A case of wear particle formation through shearing-off at contact spots interlocked through microroughness in adhesive wear

Abstract

The shape and size distribution of wear particles and the interface morphology enables different wear modes to be distinguished, and hence allows comparison with corresponding wear models. The particles must be collected as soon as possible after their formation, to minimize deformation and chemical attack between the generation and analysis of the particles, and the concurrent damage to the interface. To this end, a correlated study of surface morphology and of wear particles was performed on bundles of copper wires of various diameters subject to unlubricated sliding on a copper substrate in adhesive wear. Different sliding conditions were used. In some tests the contact spot temperature was artificially increased through the passage of current to generate Joule heat; other tests were performed in argon rather than in the unregulated atmosphere.

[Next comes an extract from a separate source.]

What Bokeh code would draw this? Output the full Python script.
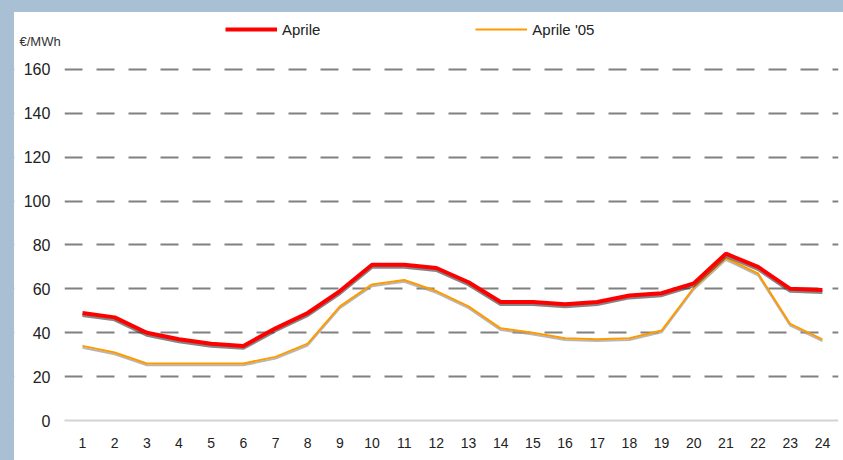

The results strongly support the “shearing-off” model of wear, operating at contact spots mechanically interlocked through microroughness, as indicated by the following. 1. (1) There was no evidence of any clinging of wear particles or fragments thereof to the harder side, as expected if adhesive forces had played a significant role in the primary wear event. 2. (2) Numerous partially formed but not yet fully detached wear particles were observed whose shape conformed exactly to that predicted by the shearing-off model. 3. (3) Evidence of microroughness was discovered on the surfaces of partly formed particles, the corresponding surfaces of wear particles and those of the contact spots on the other side. 4. (4) By contrast, none of these surfaces showed evidence of tearing or puckering that would indicate breaking of adhesive bonds. 5. (5) For all wear conditions, the size of the wear particles matched the size of the contact spots on the opposing side. 6. (6) The wear particles exhibited “similitude”, i.e. their ratio of length to width to thickness was virtually independent of the wear conditions, as predicted by the shearing-off model. 7. (7) The ratio of length to width to thickness of the particles was about 1:0.5:0.3, which is in close conformity with expectations from the shearingoff model without assistance from adhesion, whereas strong adhesive forces are expected to generate equiaxed wear particles.